Most credit default swaps are quoted as CDS spread (the fraction of the notional that the protection buyer would pay every year for a given CDS maturity). However the contract that's actually traded is more likely to have standardized running spread and an upfront fee. Moreover, some names on the verge of default are quoted as upfront.
To calculate the sensitivity of a CDS's mtm to a change in interest rates, you perturb the interest rates per your risk scenario, recalculate the survival probabilities from the quoted spread, and reprice the swap. Note that if you perturb the IR and keep the survival probabilities constant, then you'll get a number that won't be as good at predicting the PL from IR change. The IR sensitivity is relatively small. Depending on your environment, you may need to calculate it and hedge it (with ED futures or IR swaps), or may be allowed to keep it.
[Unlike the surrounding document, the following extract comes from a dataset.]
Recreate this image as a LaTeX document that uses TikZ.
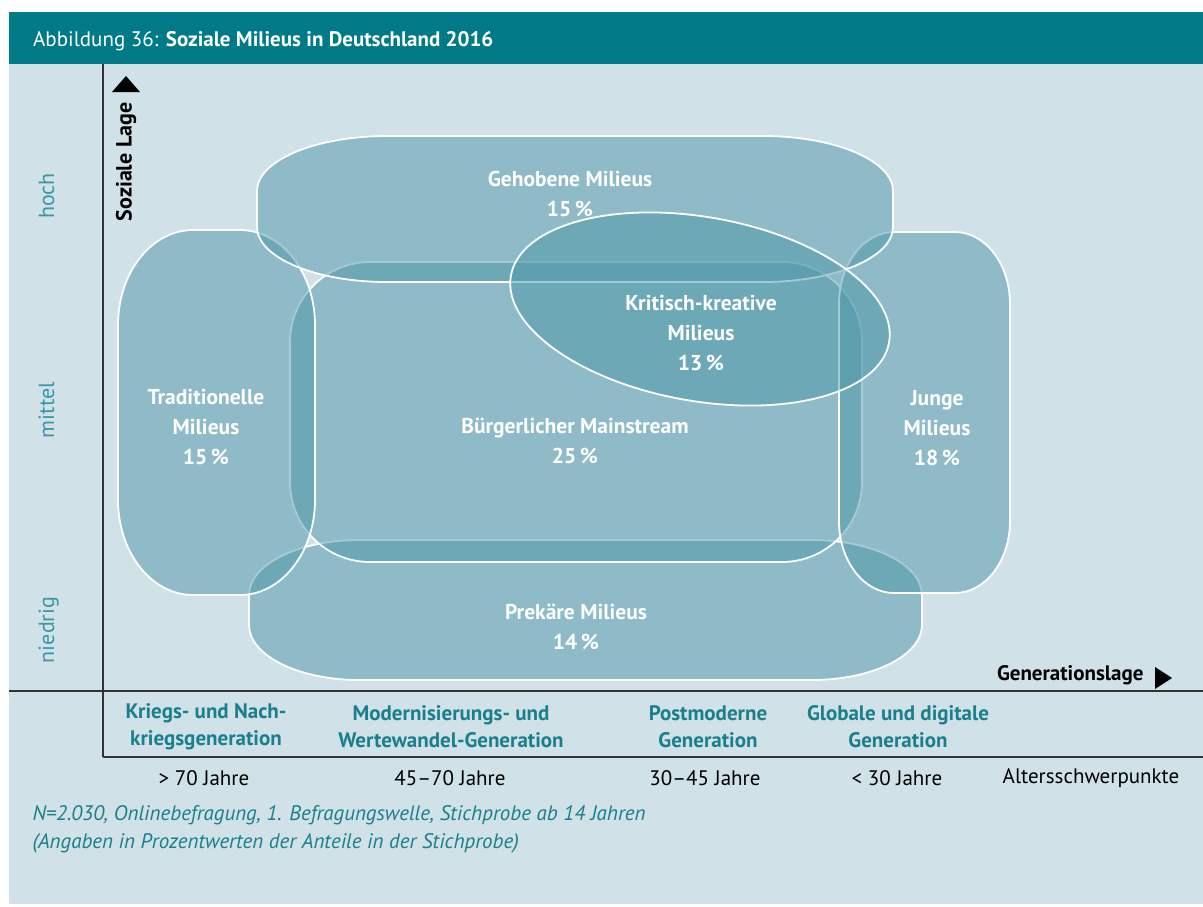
\documentclass[tikz,border=0pt]{standalone}
\usepackage{fontspec}
\setmainfont{PT Sans}
\usepackage{tikz}
\usetikzlibrary{positioning}
\definecolor{petrol}{HTML}{007A87}
\definecolor{hell}{HTML}{D0E1E7}
\definecolor{milieublau}{HTML}{4E97A9}
\definecolor{gentuerkis}{HTML}{1A7F8C}
\definecolor{lagetuerkis}{HTML}{3A97A5}
\definecolor{achsgrau}{HTML}{333333}
\tikzstyle{milieu} = [draw=white,line width=1.8pt,fill=milieublau,fill opacity=0.5]
\tikzstyle{mtext} = [text=white,align=center,font=\fontsize{21.5}{30}\selectfont\bfseries]
\tikzstyle{achse} = [draw=achsgrau,line width=1.3pt]
\tikzstyle{gen} = [text=gentuerkis,align=center,font=\fontsize{21}{27}\selectfont\bfseries]
\tikzstyle{alter} = [font=\fontsize{21}{24}\selectfont]
\tikzstyle{lage} = [text=lagetuerkis,rotate=90,anchor=base,font=\fontsize{22}{24}\selectfont]
% x1 y1 x2 y2 rx ry
\newcommand{\milieuform}[6]{%
	\draw[milieu] (#1+#5,#2) -- (#3-#5,#2)
		arc[start angle=-90,end angle=0,x radius=#5,y radius=#6] -- (#3,#4-#6)
		arc[start angle=0,end angle=90,x radius=#5,y radius=#6] -- (#1+#5,#4)
		arc[start angle=90,end angle=180,x radius=#5,y radius=#6] -- (#1,#2+#6)
		arc[start angle=180,end angle=270,x radius=#5,y radius=#6] -- cycle;}

\begin{document}
\begin{tikzpicture}[x=1pt,y=-1pt]
	\useasboundingbox (0,0) rectangle (1203,906);
	% Hintergrund und Kopf
	\fill[hell] (9,64) rectangle (1203,904);
	\fill[petrol] (9,12) rectangle (1203,64);
	\node[anchor=base west,text=white,inner sep=0pt,font=\fontsize{21}{24}\selectfont] (titel) at (33,46) {Abbildung 36: \textbf{Soziale Milieus in Deutschland 2016}};

	% Milieus
	\milieuform{249}{540}{922}{680}{110}{55}
	\milieuform{290}{262}{862}{562}{80}{80}
	\milieuform{118}{230}{315}{595}{75}{95}
	\milieuform{839}{232}{1010}{593}{55}{72}
	\milieuform{257}{136}{893}{282}{130}{55}
	\draw[milieu,rotate around={-10:(700,309)}] (700,309) ellipse [x radius=192,y radius=92];

	\node[mtext] (gehoben) at (570,194) {Gehobene Milieus\\15\,\%};
	\node[mtext] (kritisch) at (701,333) {Kritisch-kreative\\Milieus\\13\,\%};
	\node[mtext] (tradition) at (206,427) {Traditionelle\\Milieus\\15\,\%};
	\node[mtext] (mainstream) at (575,441) {Bürgerlicher Mainstream\\25\,\%};
	\node[mtext] (junge) at (937,428) {Junge\\Milieus\\18\,\%};
	\node[mtext] (prekaer) at (576,627) {Prekäre Milieus\\14\,\%};

	% Achsen
	\coordinate (yoben) at (103,64);
	\coordinate (yunten) at (103,757);
	\coordinate (xlinks) at (9,691);
	\coordinate (xrechts) at (1203,691);
	\coordinate (urechts) at (1203,757);
	\draw[achse] (yoben) -- (yunten);
	\draw[achse] (xlinks) -- (xrechts);
	\draw[achse] (yunten) -- (urechts);
	\fill (112,92) -- (126,76) -- (140,92) -- cycle;
	\fill (1155,667) -- (1172,678) -- (1155,689) -- cycle;
	\node[rotate=90,font=\fontsize{22}{24}\selectfont\bfseries] (soziallage) at (126,162) {Soziale Lage};
	\node[anchor=east,font=\fontsize{21}{24}\selectfont\bfseries] (genlage) at (1147,675) {Generationslage};

	\node[lage] (hoch) at (54,196) {hoch};
	\node[lage] (mittel) at (54,410) {mittel};
	\node[lage] (niedrig) at (54,630) {niedrig};

	% Generationen und Alter
	\foreach \x/\txt [count=\i] in {206/{Kriegs- und Nach-\\kriegsgeneration},451/{Modernisierungs- und\\Wertewandel-Generation},708/{Postmoderne\\Generation},898/{Globale und digitale\\Generation}} {
		\node[gen] (gen\i) at (\x,727) {\txt};
	}
	\foreach \x/\txt [count=\i] in {204/{> 70 Jahre},450/{45--70 Jahre},705/{30--45 Jahre},897/{< 30 Jahre},1091/{Altersschwerpunkte}} {
		\node[alter] (alter\i) at (\x,778) {\txt};
	}

	% Fussnote
	\node[anchor=west,text=gentuerkis,font=\fontsize{21}{28}\selectfont\itshape] (fuss1) at (29,815) {N=2.030, Onlinebefragung, 1. Befragungswelle, Stichprobe ab 14 Jahren};
	\node[anchor=west,text=gentuerkis,font=\fontsize{21}{28}\selectfont\itshape] (fuss2) at (29,843) {(Angaben in Prozentwerten der Anteile in der Stichprobe)};
\end{tikzpicture}
\end{document}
The IR gamma of a CDS is so small that it can usually be ignored.
To calculate the sensitivity of a CDS's mtm to a change in the quoted CDS spread, you perturb the quoted CDS spread, recalculate the survival probabilities, and reprice the swap. You should get a number that is roughly a couple of orders of magnitude larger than the IR sensitivity. The gamma is large enough that you should calculate it under most circumstances.
In addition to the IR and CDS spread sensitivities, you should calculate the P&L from jump to default.
You should look at your risk by tenor bucket, i.e. not assume that CDS quotes for different maturities all move in parallel.